In cases where parallel test runs are required, the hub orchestrates the requests from a client and spreads them across multiple devices containing remote web drivers, as shown in Figure 3.19. A remote WebDriver instance has two internal components: a client running the test script, and a server to run the test on a remote device.

Figure 3.19 – Components of Selenium Grid

Selenium is very flexible in its setup, and hence it’s very popular among test and software engineers. Most browsers today have built-in support for Selenium testing, making it a very handy tool. Like any other open source tool, Selenium depends on community contributions for support through third-party libraries. Since it was open-sourced more than a decade ago, there have been continuous improvements done by users. The Selenium project can be found at https://github.com/SeleniumHQ.

Now, for the testing of our hypothetical banking application, Selenium can primarily be used to verify frontend aspects. We should be creating page object models for each of the pages and capturing UI elements using appropriate selectors. Then, we need to create a script to load the URL of the application and verify the flow along with the interaction of these elements. Scripts should also be set up to create the drivers and execute them on various browsers.

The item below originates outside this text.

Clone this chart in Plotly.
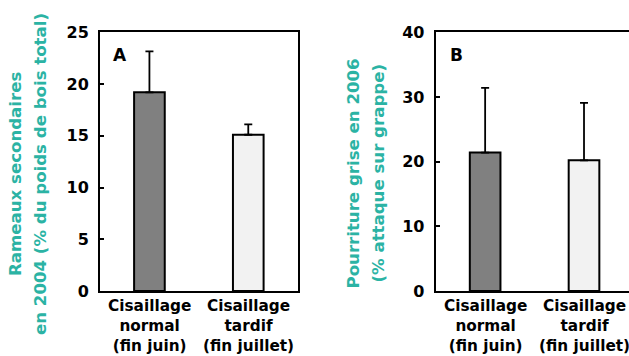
import plotly.graph_objects as go

categories = ["Cisaillage<br>normal<br>(fin juin)", "Cisaillage<br>tardif<br>(fin juillet)"]
vals_a = [19.2, 15.1]
err_a = [3.95, 1.0]
vals_b = [21.4, 20.2]
err_b = [10.0, 8.9]
ticks_a = [0, 5, 10, 15, 20, 25]
ticks_b = [0, 10, 20, 30, 40]
bar_colors = ["#808080", "#f2f2f2"]

W, H = 629, 356
FONT = "DejaVu Sans"
TEAL = "#2bb3a4"

fig = go.Figure()
x_pos = [0, 1]
fig.add_trace(go.Bar(
    x=x_pos, y=vals_a, width=0.31, xaxis="x", yaxis="y",
    marker=dict(color=bar_colors, line=dict(color="black", width=2)),
    error_y=dict(type="data", array=err_a, arrayminus=[0, 0], symmetric=False,
                 color="black", thickness=1.8, width=4),
    showlegend=False, hoverinfo="skip"))
fig.add_trace(go.Bar(
    x=x_pos, y=vals_b, width=0.31, xaxis="x2", yaxis="y2",
    marker=dict(color=bar_colors, line=dict(color="black", width=2)),
    error_y=dict(type="data", array=err_b, arrayminus=[0, 0], symmetric=False,
                 color="black", thickness=1.8, width=4),
    showlegend=False, hoverinfo="skip"))

ytop = 1 - 32.3 / H
ybot = 1 - 291 / H
tickfont = dict(family=FONT, size=16, color="black", weight="bold")
xfont = dict(family=FONT, size=15.3, color="black", weight="bold")

common_x = dict(showline=True, linecolor="black", linewidth=2, mirror=True,
                tickvals=x_pos, showticklabels=False, ticks="", showgrid=False,
                zeroline=False, fixedrange=True, automargin=False)
common_y = dict(showline=True, linecolor="black", linewidth=2, ticks="inside",
                ticklen=4, tickwidth=1.5, tickcolor="black", showgrid=False,
                zeroline=False, tickfont=tickfont, ticklabelstandoff=6, automargin=False)

fig.update_layout(
    width=W, height=H, margin=dict(l=0, r=0, t=0, b=0, autoexpand=False),
    paper_bgcolor="white", plot_bgcolor="white",
    xaxis=dict(domain=[100 / W, 297.7 / W], range=[-0.5, 1.5], anchor="y", **common_x),
    yaxis=dict(domain=[ybot, ytop], range=[0, 25], tickvals=ticks_a, anchor="x", mirror=True, **common_y),
    xaxis2=dict(domain=[435.7 / W, 1], range=[-0.5, 1.455], anchor="y2", **common_x),
    yaxis2=dict(domain=[ybot, ytop], range=[0, 40], tickvals=ticks_b, anchor="x2", mirror=False, **common_y),
)

# category labels under bars
for xref in ("x", "x2"):
    for xv, lab in zip(x_pos, categories):
        fig.add_annotation(text=lab, x=xv, xref=xref, y=1 - 325.5 / H, yref="paper",
                           showarrow=False, font=xfont, xanchor="center", yanchor="middle",
                           align="center")

tfont = dict(family=FONT, size=16.6, color=TEAL, weight="bold")
annots = [
    dict(text="Rameaux secondaires", x=15, y=174),
    dict(text="en 2004 (% du poids de bois total)", x=40, y=174),
    dict(text="Pourriture grise en 2006", x=353, y=173.5),
    dict(text="(% attaque sur grappe)", x=378, y=173.5),
]
for a in annots:
    fig.add_annotation(text=a["text"], x=a["x"] / W, y=1 - a["y"] / H, xref="paper", yref="paper",
                       textangle=-90, showarrow=False, font=tfont,
                       xanchor="center", yanchor="middle")

lfont = dict(family=FONT, size=17, color="black", weight="bold")
fig.add_annotation(text="A", x=119.5 / W, y=1 - 55 / H, xref="paper", yref="paper",
                   showarrow=False, font=lfont, xanchor="center", yanchor="middle")
fig.add_annotation(text="B", x=456.5 / W, y=1 - 55 / H, xref="paper", yref="paper",
                   showarrow=False, font=lfont, xanchor="center", yanchor="middle")

fig.write_html("out.html", config={"displayModeBar": False},
               post_script="document.body.style.margin='0';document.body.style.overflow='hidden';")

Even though Selenium is multi-faceted in browser automation, it lacks depth in supporting mobile-native applications. In the next section, let us look at Appium, which is a specialized tool for automating mobile-native applications.

Appium

Appium is an open source tool used for automating tests on platforms such as Android and iOS. It also supports mobile browser automation with extensive community support. Appium provides libraries backing a variety of programming languages, such as Java, Python, PHP, C#, JavaScript, and Ruby. Before diving into Appium’s architecture, let us look at the distinct kinds of mobile applications:

• Native apps: These are apps written on Android and iOS platforms that can be interacted with only after complete installation on the device
• Hybrid apps: These are apps that can be installed on the device, as well as accessed through a browser URL
• Web apps: These are apps that can be used only via a mobile browser

Appium offers a single API that can be used to write tests across all these platforms and greatly enables the reuse of test code. Now, let us look at what Appium comprises.

Components of Appium

Appium is primarily made of three components:

• Appium Client: Appium Client is the test script written to validate the logic of the mobile/web application. It also includes the detailed configuration used to access the various mobile platforms. Appium Client comes with libraries, with support for a wide variety of programming languages.
• Appium Server: Appium Server is the component that interacts with the client and transfers the commands to the end device. It is written in Node.js and parses the request from the client into a JSON format and relays them to the devices or an emulator.
• Device/emulator: These are mobile devices or emulators on which the test code sent by the Appium client is executed by the server.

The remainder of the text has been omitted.